The three XP sources that actually exist
| Source | What counts | Notes |
|---|---|---|
| Journal quests | Main, side, faction, and tutorial quests | Each completed step or full quest grants XP |
| Points of interest | Pirate camps, Ancient Ruins, Shipwrecks, Traveler's Camps, Jungle Caves, outposts | XP only pays out when every chest in the POI is looted |
| Mines and ore deposits | Ore node POIs marked on the map | Exploration Reward of 50 XP just for discovering/exploring them |
What doesn't give XP is just as important to know. Killing enemies, crafting items, building structures, chopping trees, mining raw materials outside of the tagged ore POIs, and side activities like Blackbeard Crew Maps all return zero experience. Loot from those activities is still useful, but do not expect them to move your level.

POI chest XP values
Every POI shows its chest count and reward on the map before you arrive. You must loot every chest in the location for the reward to trigger. A two-out-of-three clear pays nothing.
| Chests in POI | XP reward |
|---|---|
| 1 chest | 25 XP |
| 2 chests | 50 XP |
| 3 chests | 50 XP |
| 4 chests | 50 XP |
| 6 chests | 100 XP |
| Mine / ore deposit | 50 XP (exploration) |
Some chests hide in ways that catch players off guard. Ancient Ruins frequently have a cellar holding one or two extra chests, and some are buried under debris, visible only as shining particles that you dig up with a pickaxe. Traveler's Camps and Jungle Caves hint at chest placement through in-world notes. Shipwrecks can have chests on the exposed deck, and pirate POIs scatter chests across multiple rooms and outdoor camps. Miss one, and the POI stays uncompleted in your reward column.

The fastest leveling loop
Step 1: Finish the main quest up to the point where you unlock a faster ship. Trying to island-hop in the starter boat wastes real-world hours. A mid-tier or better ship turns the world map into a practical XP route.
Step 2: Stock plant fiber and wood before you set sail. The moment you land on a new island, drop a tent or bed and bind it as your respawn point. Dying without one resets you to your previous bonfire, often a long voyage away.

Step 3: Place a Fast Travel Point on the island as well. This lets you clear every POI without backtracking through terrain or sailing home between deaths.
Step 4: Open the map and work through every question mark on the island. Check the chest count on each POI before committing, so you know exactly how many you need to find. Dig up buried chests and check cellars in ruins.
Step 5: Take every Journal quest you pick up along the way. Side quests appear organically inside POIs, and they stack XP on top of the POI clear reward. Blackbeard Crew Maps are fine for loot, but skip them if pure leveling is the goal.

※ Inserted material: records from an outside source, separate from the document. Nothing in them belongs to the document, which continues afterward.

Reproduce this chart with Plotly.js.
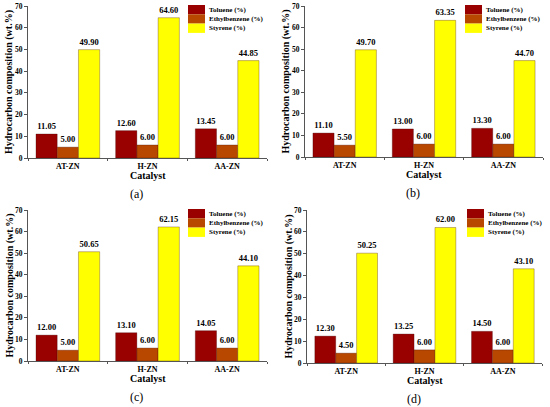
<!DOCTYPE html>
<html>
<head>
<meta charset="utf-8">
<script src="https://cdn.plot.ly/plotly-3.0.1.min.js"></script>
<style>
html,body{margin:0;padding:0;background:#fff;}
#chart{width:550px;height:407px;}
</style>
</head>
<body>
<div id="chart"></div>
<script>
// ---- data ----
const categories = ['AT-ZN', 'H-ZN', 'AA-ZN'];
const seriesNames = ['Toluene (%)', 'Ethylbenzene (%)', 'Styrene (%)'];
const panelLabels = ['(a)', '(b)', '(c)', '(d)'];
const yTickVals = [0, 10, 20, 30, 40, 50, 60, 70];

const tolueneA = [11.05, 12.60, 13.45];
const ethylbenzeneA = [5.00, 6.00, 6.00];
const styreneA = [49.90, 64.60, 44.85];

const tolueneB = [11.10, 13.00, 13.30];
const ethylbenzeneB = [5.50, 6.00, 6.00];
const styreneB = [49.70, 63.35, 44.70];

const tolueneC = [12.00, 13.10, 14.05];
const ethylbenzeneC = [5.00, 6.00, 6.00];
const styreneC = [50.65, 62.15, 44.10];

const tolueneD = [12.30, 13.25, 14.50];
const ethylbenzeneD = [4.50, 6.00, 6.00];
const styreneD = [50.25, 62.00, 43.10];

const panelsData = [
  [tolueneA, ethylbenzeneA, styreneA],
  [tolueneB, ethylbenzeneB, styreneB],
  [tolueneC, ethylbenzeneC, styreneC],
  [tolueneD, ethylbenzeneD, styreneD]
];

// ---- styling ----
const colors = ['#990000', '#b84800', '#ffff00'];
const W = 550, H = 407;
const FONT = "'Liberation Serif', 'Times New Roman', serif";
// panel plot-area boxes in pixels [x0, x1, yTop, yBottom]
const boxes = [
  [28, 267, 6, 158],
  [305, 543, 6, 157],
  [28, 267, 210, 361],
  [307, 542, 210, 363]
];
const px = x => x / W;
const py = y => 1 - y / H;

const traces = [];
const layout = {
  width: W, height: H,
  margin: {l: 0, r: 0, t: 0, b: 0},
  paper_bgcolor: '#fff', plot_bgcolor: '#fff',
  showlegend: false,
  barmode: 'group',
  bargap: 0.2,
  bargroupgap: 0,
  font: {family: FONT, color: '#000'},
  annotations: [],
  shapes: []
};

boxes.forEach((b, i) => {
  const n = i + 1;
  const xa = 'x' + (n === 1 ? '' : n);
  const ya = 'y' + (n === 1 ? '' : n);
  const xKey = 'xaxis' + (n === 1 ? '' : n);
  const yKey = 'yaxis' + (n === 1 ? '' : n);

  panelsData[i].forEach((vals, s) => {
    traces.push({
      type: 'bar',
      x: categories,
      y: vals,
      name: seriesNames[s],
      xaxis: xa, yaxis: ya,
      marker: {color: colors[s], line: {color: 'rgba(60,0,0,0.6)', width: 0.5}},
      text: vals.map(v => v.toFixed(2)),
      textposition: 'outside',
      textfont: {family: FONT, size: 8.5, color: '#000', weight: 'bold'},
      constraintext: 'none',
      cliponaxis: false,
      hoverinfo: 'skip'
    });
  });

  layout[xKey] = {
    domain: [px(b[0]), px(b[1])],
    anchor: ya,
    range: [-0.5, 2.5],
    showline: true, linecolor: '#555', linewidth: 1,
    ticks: 'outside', ticklen: 2, tickcolor: '#555',
    tickson: 'boundaries',
    tickfont: {family: FONT, size: 8, color: '#000', weight: 'bold'},
    showgrid: false, zeroline: false, fixedrange: true
  };
  layout[yKey] = {
    domain: [py(b[3]), py(b[2])],
    anchor: xa,
    range: [0, 70],
    tickvals: yTickVals,
    showline: true, linecolor: '#555', linewidth: 1,
    ticks: 'outside', ticklen: 3, tickcolor: '#555',
    tickfont: {family: FONT, size: 7.5, color: '#000', weight: 'bold'},
    showgrid: false, zeroline: false, fixedrange: true
  };

  const cx = (b[0] + b[1]) / 2;
  // y title
  layout.annotations.push({
    xref: 'paper', yref: 'paper',
    x: px(b[0] - 19), y: py((b[2] + b[3]) / 2),
    xanchor: 'center', yanchor: 'middle',
    text: 'Hydrocarbon composition (wt.%)',
    textangle: -90, showarrow: false,
    font: {family: FONT, size: 10, color: '#000', weight: 'bold'}
  });
  // x title
  layout.annotations.push({
    xref: 'paper', yref: 'paper',
    x: px(cx), y: py(b[3] + 17.5),
    xanchor: 'center', yanchor: 'middle',
    text: 'Catalyst', showarrow: false,
    font: {family: FONT, size: 10, color: '#000', weight: 'bold'}
  });
  // panel label
  layout.annotations.push({
    xref: 'paper', yref: 'paper',
    x: px(cx - 11), y: py(b[3] + 36),
    xanchor: 'center', yanchor: 'middle',
    text: panelLabels[i], showarrow: false,
    font: {family: FONT, size: 12, color: '#000'}
  });
  // legend (swatches + labels)
  const lx = b[0] + 160, ly = b[2] - 1, rowH = 9.3, swW = 17;
  seriesNames.forEach((nm, s) => {
    layout.shapes.push({
      type: 'rect', xref: 'paper', yref: 'paper',
      x0: px(lx), x1: px(lx + swW),
      y0: py(ly + rowH * (s + 1)), y1: py(ly + rowH * s),
      fillcolor: colors[s], line: {width: 0}
    });
    layout.annotations.push({
      xref: 'paper', yref: 'paper',
      x: px(lx + swW + 2), y: py(ly + rowH * (s + 0.5)),
      xanchor: 'left', yanchor: 'middle',
      text: nm, showarrow: false,
      font: {family: FONT, size: 7, color: '#000', weight: 'bold'}
    });
  });
});

Plotly.newPlot('chart', traces, layout, {staticPlot: true, displayModeBar: false});
</script>
</body>
</html>
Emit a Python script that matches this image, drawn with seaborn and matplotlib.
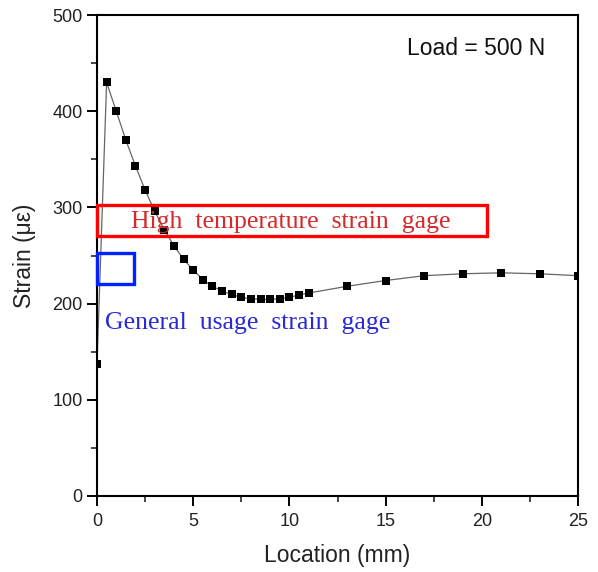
import matplotlib
matplotlib.use("Agg")
import matplotlib.pyplot as plt
import matplotlib.patches as patches
from matplotlib.ticker import MultipleLocator
import seaborn as sns
import pandas as pd

# ---- data ----
location_mm = [0, 0.5, 1.0, 1.5, 2.0, 2.5, 3.0, 3.5, 4.0, 4.5, 5.0, 5.5, 6.0, 6.5,
               7.0, 7.5, 8.0, 8.5, 9.0, 9.5, 10.0, 10.5, 11.0,
               13, 15, 17, 19, 21, 23, 25]
strain_ue = [137, 430, 400, 370, 343, 318, 296, 277, 260, 246, 235, 225, 218, 213,
             209.5, 206.5, 205, 204.5, 204.5, 205, 206.5, 209, 211,
             218, 224, 229, 231, 232, 231, 229]

high_temp_box = [0.0, 270.0, 20.25, 302.0]   # x0, y0, x1, y1
general_box = [0.0, 220.0, 1.92, 253.0]
high_temp_label = "High  temperature  strain  gage"
general_label = "General  usage  strain  gage"
load_label = "Load = 500 N"
x_ticks = [0, 5, 10, 15, 20, 25]
y_ticks = [0, 100, 200, 300, 400, 500]

df = pd.DataFrame({"Location": location_mm, "Strain": strain_ue})

sns.set_style("white")
plt.rcParams['font.family'] = ['Liberation Sans', 'DejaVu Sans']

fig = plt.figure(figsize=(5.98, 5.72), dpi=100)
ax = fig.add_axes([97/598, 1-496/572, (578-97)/598, (496-15)/572])

sns.lineplot(data=df, x="Location", y="Strain", ax=ax, color="#666666",
             linewidth=0.9, zorder=2)
sns.scatterplot(data=df, x="Location", y="Strain", ax=ax, marker="s", s=38,
                color="black", edgecolor="black", linewidth=0, zorder=3)

ax.set_xlim(0, 25)
ax.set_ylim(0, 500)
ax.set_xticks(x_ticks)
ax.set_yticks(y_ticks)
ax.xaxis.set_minor_locator(MultipleLocator(2.5))
ax.yaxis.set_minor_locator(MultipleLocator(50))
ax.tick_params(which="major", direction="out", length=7, width=1.4, labelsize=13,
               colors="black", labelcolor="#222222", top=False, right=False,
               bottom=True, left=True)
ax.tick_params(axis="x", which="major", pad=5)
ax.tick_params(which="minor", direction="out", length=4, width=1.2, top=False,
               right=False, bottom=True, left=True)
for sp in ax.spines.values():
    sp.set_visible(True)
    sp.set_color("black")
    sp.set_linewidth(1.5)

ax.set_xlabel("Location (mm)", fontsize=16.5, color="#222222", labelpad=10)
ax.set_ylabel("Strain (\u03bc\u03b5)", fontsize=16.5, color="#222222", labelpad=12)

# annotation boxes
ax.add_patch(patches.Rectangle((high_temp_box[0], high_temp_box[1]),
                               high_temp_box[2]-high_temp_box[0],
                               high_temp_box[3]-high_temp_box[1],
                               fill=False, edgecolor="#ff0000", linewidth=2.4,
                               zorder=4, clip_on=False))
ax.add_patch(patches.Rectangle((general_box[0], general_box[1]),
                               general_box[2]-general_box[0],
                               general_box[3]-general_box[1],
                               fill=False, edgecolor="#0022ff", linewidth=2.4,
                               zorder=4, clip_on=False))

ax.text(10.08, 285, high_temp_label, color="#d42a2a", fontsize=18.5,
        family=["Liberation Serif", "DejaVu Serif"], ha="center", va="center",
        zorder=5)
ax.text(0.42, 180, general_label, color="#2a2ad4", fontsize=18.5,
        family=["Liberation Serif", "DejaVu Serif"], ha="left", va="center",
        zorder=5)
ax.text(19.7, 465, load_label, color="#111111", fontsize=16.5,
        ha="center", va="center", zorder=5)

fig.savefig("out.png", dpi=100)
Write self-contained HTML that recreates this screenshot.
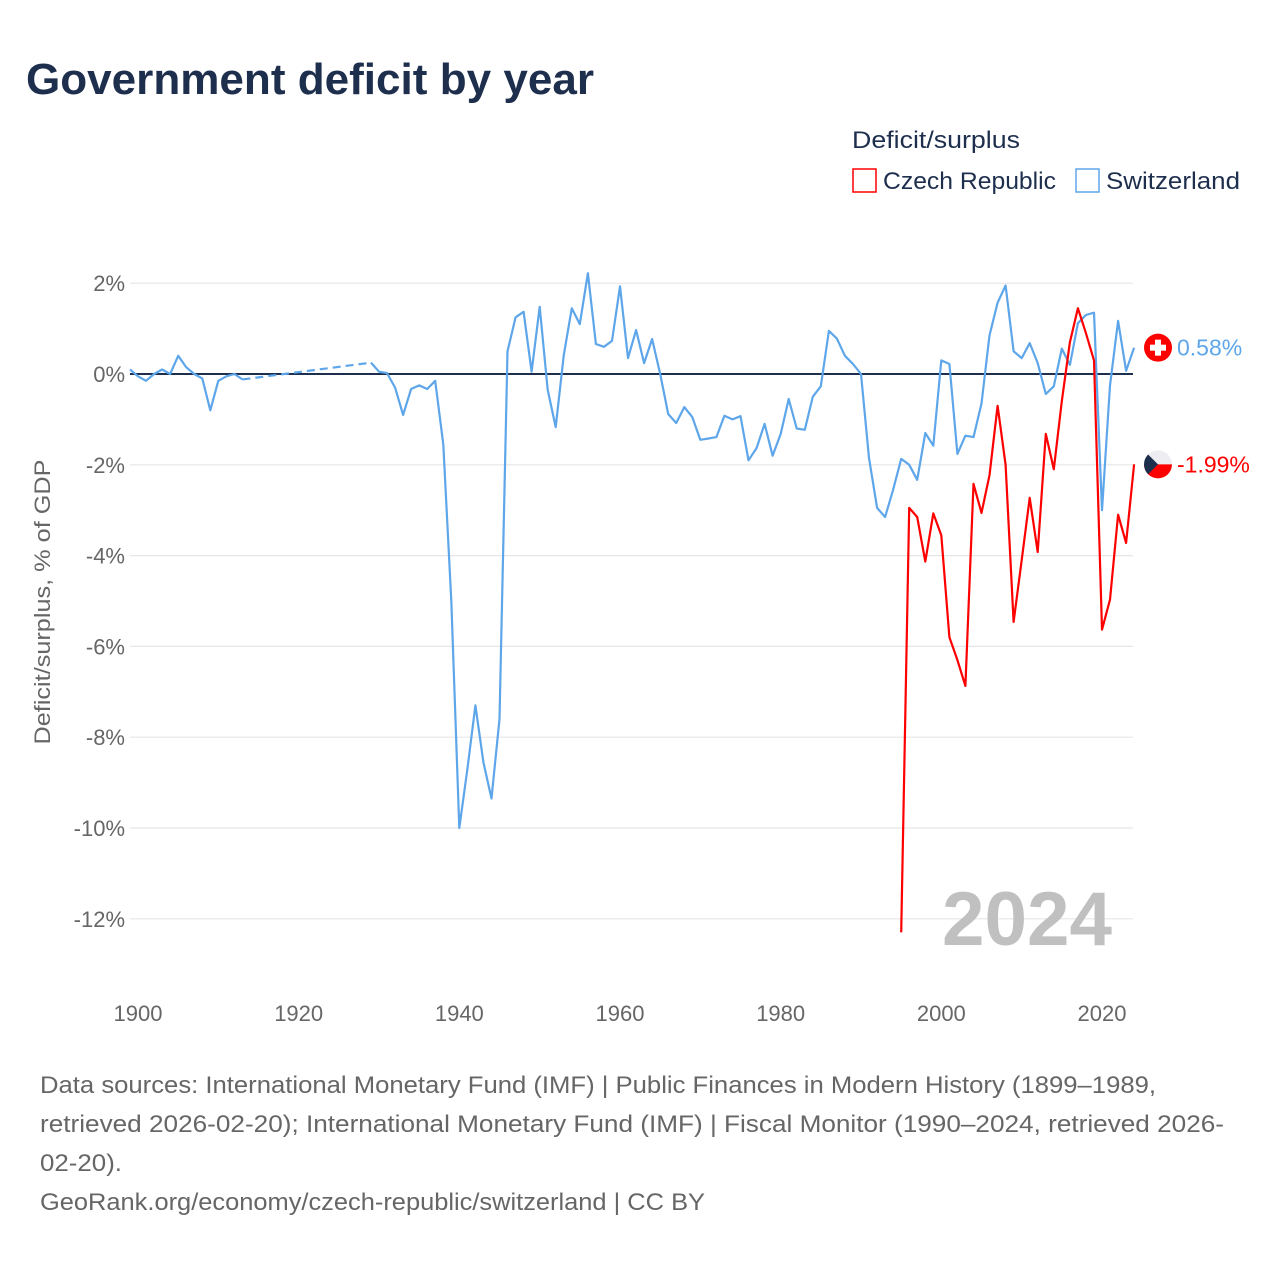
<!DOCTYPE html>
<html><head><meta charset="utf-8">
<style>
html,body{margin:0;padding:0;background:#fff;}
svg{display:block;font-family:"Liberation Sans",sans-serif;}
</style></head>
<body>
<svg id="chart" width="1280" height="1280" viewBox="0 0 1280 1280">
<text x="26" y="94" font-size="44" font-weight="bold" fill="#1e2f4e" textLength="568" lengthAdjust="spacingAndGlyphs">Government deficit by year</text>
<g>
<text x="852" y="148" font-size="24" fill="#1e2f4e" textLength="168" lengthAdjust="spacingAndGlyphs">Deficit/surplus</text>
<g>
<rect x="853" y="169" width="23" height="23" fill="none" stroke="#ff0000" stroke-width="1.5"/>
<text x="883" y="189" font-size="24" fill="#1e2f4e" textLength="173" lengthAdjust="spacingAndGlyphs">Czech Republic</text>
</g>
<g>
<rect x="1076" y="169" width="23" height="23" fill="none" stroke="#5ea6ea" stroke-width="1.5"/>
<text x="1106" y="189" font-size="24" fill="#1e2f4e" textLength="134" lengthAdjust="spacingAndGlyphs">Switzerland</text>
</g>
</g>
<text transform="translate(50,602) rotate(-90)" text-anchor="middle" font-size="22" fill="#666" textLength="285" lengthAdjust="spacingAndGlyphs">Deficit/surplus, % of GDP</text>
<g id="grid"></g>
<text x="1112" y="945" text-anchor="end" font-size="76" font-weight="bold" fill="#c0c0c0" textLength="170" lengthAdjust="spacingAndGlyphs">2024</text>
<g id="series"></g>
<g id="ends"></g>
<g font-size="24" fill="#666">
<text x="40" y="1093" textLength="1116" lengthAdjust="spacingAndGlyphs">Data sources: International Monetary Fund (IMF) | Public Finances in Modern History (1899–1989,</text>
<text x="40" y="1132" textLength="1184" lengthAdjust="spacingAndGlyphs">retrieved 2026-02-20); International Monetary Fund (IMF) | Fiscal Monitor (1990–2024, retrieved 2026-</text>
<text x="40" y="1171" textLength="82" lengthAdjust="spacingAndGlyphs">02-20).</text>
<text x="40" y="1210" textLength="665" lengthAdjust="spacingAndGlyphs">GeoRank.org/economy/czech-republic/switzerland | CC BY</text>
</g>
</svg>
<script>
const yTicks = [2, 0, -2, -4, -6, -8, -10, -12];
const xTicks = [1900, 1920, 1940, 1960, 1980, 2000, 2020];
const swissYearsA = [1899,1900,1901,1902,1903,1904,1905,1906,1907,1908,1909,1910,1911,1912,1913];
const swissValsA = [0.1,-0.05,-0.15,0.0,0.1,0.0,0.4,0.15,0.0,-0.1,-0.8,-0.15,-0.05,0.0,-0.12];
const swissYearsB = [1929,1930,1931,1932,1933,1934,1935,1936,1937,1938,1939,1940,1941,1942,1943,1944,1945,1946,1947,1948,1949,1950,1951,1952,1953,1954,1955,1956,1957,1958,1959,1960,1961,1962,1963,1964,1965,1966,1967,1968,1969,1970,1971,1972,1973,1974,1975,1976,1977,1978,1979,1980,1981,1982,1983,1984,1985,1986,1987,1988,1989,1990,1991,1992,1993,1994,1995,1996,1997,1998,1999,2000,2001,2002,2003,2004,2005,2006,2007,2008,2009,2010,2011,2012,2013,2014,2015,2016,2017,2018,2019,2020,2021,2022,2023,2024];
const swissValsB = [0.25,0.05,0.02,-0.3,-0.9,-0.33,-0.25,-0.33,-0.15,-1.55,-5.0,-10.0,-8.7,-7.3,-8.55,-9.35,-7.6,0.5,1.25,1.37,0.05,1.48,-0.35,-1.17,0.42,1.45,1.1,2.22,0.66,0.6,0.73,1.93,0.35,0.97,0.24,0.77,0.0,-0.88,-1.08,-0.73,-0.95,-1.45,-1.42,-1.39,-0.92,-1.0,-0.93,-1.9,-1.63,-1.1,-1.8,-1.32,-0.55,-1.2,-1.23,-0.5,-0.27,0.95,0.78,0.4,0.22,0.0,-1.85,-2.95,-3.15,-2.55,-1.87,-2.0,-2.33,-1.3,-1.58,0.3,0.22,-1.76,-1.36,-1.39,-0.65,0.85,1.57,1.95,0.5,0.35,0.68,0.24,-0.44,-0.27,0.56,0.2,1.12,1.3,1.35,-3.0,-0.25,1.17,0.07,0.58];
const czechYears = [1995,1996,1997,1998,1999,2000,2001,2002,2003,2004,2005,2006,2007,2008,2009,2010,2011,2012,2013,2014,2015,2016,2017,2018,2019,2020,2021,2022,2023,2024];
const czechVals = [-12.3,-2.95,-3.15,-4.13,-3.07,-3.55,-5.8,-6.3,-6.87,-2.42,-3.06,-2.23,-0.7,-2.0,-5.46,-4.1,-2.73,-3.92,-1.32,-2.1,-0.6,0.7,1.45,0.9,0.3,-5.63,-4.97,-3.1,-3.72,-1.99];

const NS = 'http://www.w3.org/2000/svg';
const X = yr => 138 + (yr - 1900) * (964 / 120);
const Y = v => 374 - v * 45.4;
function mk(tag, attrs, parent) {
  const e = document.createElementNS(NS, tag);
  for (const k in attrs) e.setAttribute(k, attrs[k]);
  parent.appendChild(e);
  return e;
}
const grid = document.getElementById('grid');
yTicks.forEach(v => {
  const l = mk('line', {x1: 130, x2: 1133, y1: Y(v), y2: Y(v), stroke: v === 0 ? '#1e2f4e' : '#e6e6e6', 'stroke-width': v === 0 ? 2 : 1.2}, grid);
  
  
  const t = mk('text', {x: 125, y: Y(v) + 8, 'text-anchor': 'end', 'font-size': 22, fill: '#666'}, grid);
  t.textContent = v + '%';
  
  
});
xTicks.forEach(yr => {
  const t = mk('text', {x: X(yr), y: 1021, 'text-anchor': 'middle', 'font-size': 22, fill: '#666'}, grid);
  t.textContent = yr;
  
  
});
const series = document.getElementById('series');
function pts(ys, vs) { return ys.map((y, i) => X(y).toFixed(1) + ',' + Y(vs[i]).toFixed(1)).join(' '); }
const sa = mk('polyline', {points: pts(swissYearsA, swissValsA), fill: 'none', stroke: '#5ea6ea', 'stroke-width': 2.2, 'stroke-linejoin': 'round'}, series);


const gap = mk('line', {x1: X(1913), y1: Y(swissValsA[swissValsA.length - 1]), x2: X(1929), y2: Y(swissValsB[0]), stroke: '#5ea6ea', 'stroke-width': 2.2, 'stroke-dasharray': '8,5'}, series);


const sb = mk('polyline', {points: pts(swissYearsB, swissValsB), fill: 'none', stroke: '#5ea6ea', 'stroke-width': 2.2, 'stroke-linejoin': 'round'}, series);


const cz = mk('polyline', {points: pts(czechYears, czechVals), fill: 'none', stroke: '#ff0000', 'stroke-width': 2.2, 'stroke-linejoin': 'round'}, series);



const ends = document.getElementById('ends');
const swLast = swissValsB[swissValsB.length - 1], czLast = czechVals[czechVals.length - 1];
const sy = Y(swLast), cy = Y(czLast);
const swf = mk('g', {}, ends);


mk('circle', {cx: 1158, cy: sy, r: 14, fill: '#ff0000'}, swf);
mk('rect', {x: 1155, y: sy - 8, width: 6, height: 16, fill: '#fff'}, swf);
mk('rect', {x: 1150, y: sy - 3, width: 16, height: 6, fill: '#fff'}, swf);
const swl = mk('text', {x: 1177, y: sy + 8, 'font-size': 23, fill: '#5ea6ea'}, ends);
swl.textContent = swLast.toFixed(2) + '%';


const czf = mk('g', {}, ends);


mk('circle', {cx: 1158, cy: cy, r: 14, fill: '#eeeef2'}, czf);
mk('path', {d: `M1144,${cy} L1172,${cy} A14,14 0 0 1 1144,${cy} Z`, fill: '#ff0000'}, czf);
mk('path', {d: `M1148.1,${cy - 9.9} L1158,${cy} L1148.1,${cy + 9.9} A14,14 0 0 1 1148.1,${cy - 9.9} Z`, fill: '#1e2f4e'}, czf);
const czl = mk('text', {x: 1177, y: cy + 8, 'font-size': 23, fill: '#ff0000'}, ends);
czl.textContent = czLast.toFixed(2) + '%';


</script>
</body></html>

Step 6: When the island is fully cleared, sail to the next silhouette on the horizon and repeat. This is the intended leveling loop and the one that consistently produces the fastest gains.
Why gear matters more than your level
Entering a new zone often means facing enemies several levels above you. That gap looks intimidating, but Windrose weights gear quality far more heavily than character level. A Level 15 weapon ascended to Epic rarity will chew through content that your raw Stat Points cannot.
If a zone feels impossible, upgrade tools and weapons before grinding for XP. Copper tools early on speed up gathering, which cascades into faster crafting and faster quest completion. Upgrading weapons and armor at the workbench will close most combat difficulty gaps without needing another level.
Common reasons your XP isn't moving
| Problem | Cause | Fix |
|---|---|---|
| Killed dozens of enemies, no XP | Combat gives zero XP by design | Switch to quests and POIs |
| Looted chests in a POI, no XP | Partial clear — at least one chest remains | Check map for chest count; look in cellars, under debris, on ship decks |
| Quest completed, tiny XP | Only main/side/faction/tutorial quests in the Journal grant XP | Confirm the quest is listed in the Journal, not just a map activity |
| Blackbeard Crew Map finished, no XP | Treasure maps are loot-only content | Run them for gear and materials, not levels |
| Enemies in new zone too strong | Gear, not level, is gating you | Upgrade weapon tier and ascend rarity at the workbench |
Once you internalize that Windrose treats XP as a reward for seeing new places rather than defeating them, the pacing starts to make sense. The cap of 15 means leveling ends well before the map does, and from that point forward, progression shifts entirely to gear upgrades and Talent tree choices. Plan your Stat Points around Endurance if you want a forgiving early game, and save Talent Points for the combat style you actually use.